Friday, February 6, 2015

Tokyo Sonata

Kiyoshi Kurosawa is known primarily in the West for his horror films. Tokyo Sonata (2008) represents a departure; ghosts and serial killers give way to the domestic horror of the shit-canned salaryman. Seems the company is moving his division to China, so our man Ryu Sasaki (Teruyuki Kagawa) does the usual thing: He keeps putting on the suit and pretends to go to work every day. Really, he heads down to the park where the homeless guys hang out and lines up for a bowl of bad rice porridge. How long can he keep up the charade?

Tokyo Sonata revolves around a familiar theme in contemporary Japanese cinema, that of the disintegrating family. And very often, the family is seen as a microcosm of the country. The sense that the society is falling apart at the seams is palpable in this film, it’s ultimate representative being the inept housebreaker played by Kiyoshi Kurosawa mainstay Koji Yakusho. Elsewhere, Sasakis’ teenage son, who wants to join the U.S. military, is another example of a lost soul; to the Japanese, such a life choice would be considered extremely bizarre.
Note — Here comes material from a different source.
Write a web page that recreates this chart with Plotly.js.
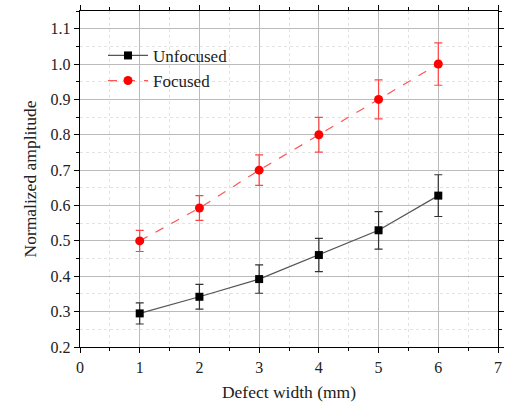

Throw in a disillusioned mom and a troubled yet musically gifted son, and we’re off on our harrowing downward spiral toward redemption.

Tokyo Sonata isn’t a particularly profound film; frankly, it starts to lose its way around the 1:10 point. But the subject matter, characters and quality of filmmaking keep you involved to the end, and for anyone who likes films set in the gritty, unflattering reality of Tokyo, it’s more than satisfying.

1 comment:

Dr. Stan Glick said...

Agree it's not "profound." But I found it very touching.